Robert E. Howard lived and wrote in the very middle of all that, in the deep south of Texas. Yet his stories form one of the main incarnations of the “noble savage.” N’Longa, first introduced in “Red Shadows” as a savage witch doctor barely able to speak (even the review quoted above admits, “he talked funny in his earlier encounters with Kane because he was speaking pidgin English (a patois which, to be fair, is pretty much designed to make the speaker sound retarded)”), becomes the wise old man or mentor of Solomon Kane’s own journey, and in all of his African stories, though Howard relies on stock imagery pulled from a flagrantly racist culture, he speaks of an intangible, undeniable power that Kane finds there.

Few would accuse Robert E. Howard of masterful writing.

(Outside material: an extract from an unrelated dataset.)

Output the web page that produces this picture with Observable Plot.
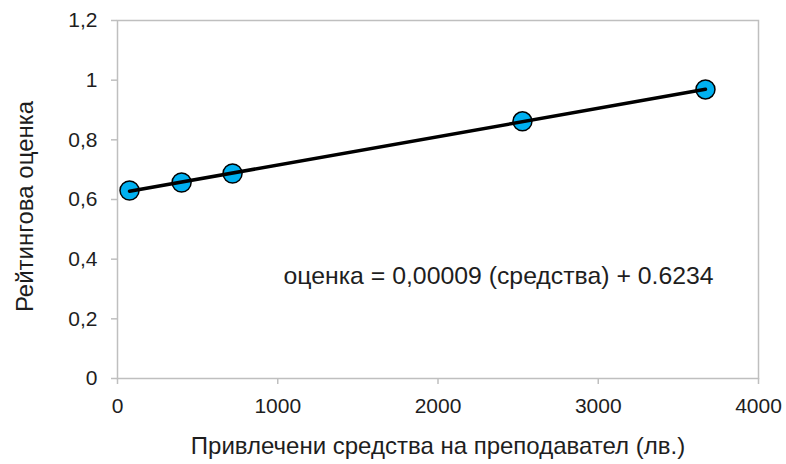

As a storyteller, yes, he told some of the best ripping yarns of the twentieth century, but as a writer–a person who puts words together to express emotions, themes, actions and depth–his writing lacks nuance, sophistication or subtlety. Howard’s stories rock out, hard, but no one will mistake them for a classical symphony. As such, he pulls on stock images, cliches, and stereotypes, and coming from the time he did, those stereotypes inevitably evince a deep-seated racism. But what themes his stories do return to, the things that Howard really wrote about, rather than the things that simply showed up because of his context and the kind of writing he did, always cut the other way. Solomon Kane has a great deal to learn from N’Longa.

In most adventures of the period, it is always just a matter of time before the Blacks are somehow shown the error of their ways by their white colonial masters. In white Solomon Kane, we see a superhero whose self-belief isn’t up to his physical prowess. Then, his Jewish name is destined to confuse.[3]

Indeed, he needs the guide and aid of an Africa “ju-ju man.” We forget that at the time, the controversies Howard raised came from the exact opposite camp: the suggestion that “primitives” might have something to offer, or that civilization might seem inferior to them. One of my favorite parts of Pinnacle’s Savage World of Solomon Kane comes in the first few pages, when it describes Kane’s world and Howard’s vision as essentially primitivist, and Kane himself as some manner of proto-anarchist.

Or, consider the ambiguous power hinted at in the last paragraphs of the very first Solomon Kane story ever published, first with the title “Solomon Kane,” and later, Red Shadows>

Afar the drums muttered: “The wisdom of our land is ancient; the wisdom of our land is dark; whom we serve, we destroy. Flee if you would live, but you will never forget our chant. Never, never,” sang the drums.

I agree with one online commenter who said:

[I]t’s interesting to see how forward-thinking these stories are for their time in a lot of ways. You gotta love N’Longa; his influence rocks Solomon’s world, makes him re-think so much of what he’d taken for granted, about people, about spirituality, about himself. I can’t help but sense that, as a Southern-born boy living in a time and place where racism was mundane and common as breathing, Howard was giving these issues some extra thought himself.[4]

Of course, we should hardly feel content. One of the things that really makes me love this game comes from the opportunities it presents to really go face-to-face with some of those elements that remain with us: the “Noble Savage”, the assumptions about civilization and the value of cultures, and so many of the assumptions and attitudes that seem as innocent to us today as the stereotypes Howard employed seemed to him in his day. Howard used his stories to explore his own feelings about civilization and barbarism and black and white. This game gives us a great opportunity to do the same.